Dear Shaquille O'Neal,
I thought you might like to know that I found the guys who stole your clothes. They were at the Stonecrest Mall in Conyers, Ga., last Saturday. Since they're teenagers, chances are they'll be back next Saturday, if you want to catch them red-handed.
I knew immediately the clothes had to belong to you. Even though both guys were fairly tall, there's no way those outfits were theirs. One had on jeans that were at least five sizes too large in the waist, and the way they bunched up on his shoes, I knew they'd easily fit a 7-footer.
The other was wearing something that looked like shorts, except they hung to the tops of his sneakers. Guys my age sometimes wear slacks that aren't that long. He also had on a T-shirt that, as a dress, would have been modest by any standard.
Anyway, I figured they must have swiped those items from your clothesline. If you decide you want them back, you're welcome in Conyers any time. On your way, please swing through Atlanta and sign with the Hawks.
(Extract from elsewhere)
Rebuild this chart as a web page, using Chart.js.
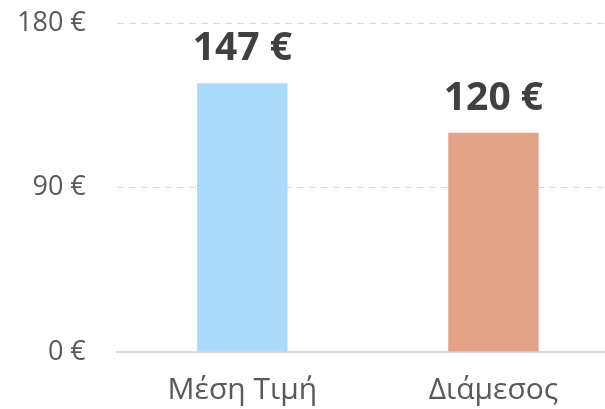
<!DOCTYPE html>
<html>
<head>
<meta charset="utf-8">
<script src="https://cdn.jsdelivr.net/npm/chart.js@4"></script>
<style>
  body { margin: 0; overflow: hidden; background: #fff; }
  #wrap { position: relative; width: 620px; height: 409px; }
</style>
</head>
<body>
<div id="wrap"><canvas id="priceChart"></canvas></div>
<script>
// chart data
const categories = ['Μέση Τιμή', 'Διάμεσος'];
const values = [147, 120];
const barColors = ['#AADAFB', '#E2A386'];
const yTicks = [0, 90, 180];

// value labels above the bars
const valueLabels = {
    id: 'valueLabels',
    afterDatasetsDraw(chart) {
        const ctx = chart.ctx;
        const meta = chart.getDatasetMeta(0);
        ctx.save();
        ctx.font = 'bold 39px "Open Sans"';
        ctx.fillStyle = '#404040';
        ctx.textAlign = 'center';
        ctx.textBaseline = 'alphabetic';
        meta.data.forEach((bar, i) => {
            ctx.fillText(values[i] + ' €', bar.x, bar.y - 23);
        });
        ctx.restore();
    }
};

const ctx = document.getElementById('priceChart').getContext('2d');
const priceChart = new Chart(ctx, {
    type: 'bar',
    data: {
        labels: categories,
        datasets: [{
            data: values,
            backgroundColor: barColors,
            barPercentage: 0.72,
            categoryPercentage: 0.5
        }]
    },
    options: {
        responsive: true,
        maintainAspectRatio: false,
        animation: false,
        layout: { padding: { top: 23, left: 17, right: 1, bottom: 1 } },
        plugins: {
            legend: { display: false },
            tooltip: { enabled: false }
        },
        scales: {
            y: {
                min: 0,
                max: 180,
                afterBuildTicks: (axis) => { axis.ticks = yTicks.map(v => ({ value: v })); },
                afterFit: (axis) => {
                    axis.paddingTop = 0;
                    axis.paddingBottom = 0;
                    axis.width -= 31; // padding gets counted twice
                },
                ticks: {
                    padding: 31,
                    color: '#595959',
                    font: { family: '"Open Sans"', size: 27 },
                    callback: (v) => v + ' €'
                },
                grid: {
                    drawTicks: false,
                    lineWidth: 1,
                    color: (c) => c.tick && c.tick.value === 0 ? 'rgba(0,0,0,0)' : '#D9D9D9'
                },
                border: { display: false, dash: [7, 5] }
            },
            x: {
                afterFit: (axis) => {
                    axis.paddingLeft = 0;
                    axis.paddingRight = 0;
                    axis.height -= 20;
                },
                ticks: {
                    padding: 20,
                    color: '#595959',
                    font: { family: '"Open Sans"', size: 30 }
                },
                grid: { display: false, drawTicks: false },
                border: { display: true, color: '#D9D9D9', width: 2 }
            }
        }
    },
    plugins: [valueLabels]
});
</script>
</body>
</html>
They could use someone big enough to fill those jeans - not to mention Phillips Arena.
Is it just me, or have you noticed that teenage boys' clothes are getting larger and larger, even as girls' clothes get smaller and smaller?
I think we've stumbled upon a new and previously unknown law of physics: that denim is neither created nor destroyed. It's simply transferred, perhaps by molecular osmosis, from the "juniors" department to young men's.
What's behind this alarming and rather bizarre trend? For girls, I think the answer is that it's much easier to look sexy (or "hot," in the current teenage vernacular) than to actually be attractive.
That is, any relatively young woman in a state of near undress will appeal to some percentage of the male population, regardless of her objective beauty. That would certainly explain Paris Hilton's 15 minutes of fame.
For boys, though, the issue is more complex. Current trends in boys' clothes can be traced back to the 1960s, when it first became fashionable to identify with the working class by wearing course clothing, such as blue jeans and flannel shirts. Ironically, around that same time it also became fashionable not to work.
This rough style survived the dark disco years of the '70s (unlike half my high school graduating class) to re-emerge in the grunge-rock and hip-hop cultures of the '80s and '90s. Today the style has been reinvented yet again, in grotesquely exaggerated proportions.
Of course, what girls and boys fashions have in common is that, for one reason or another, both show lots of backside. I agree with "Opus" cartoonist Berke Brethed, who once called for Federal legislation to counter this trend.
We could call it the "No Child's Left OR Right Behind" act.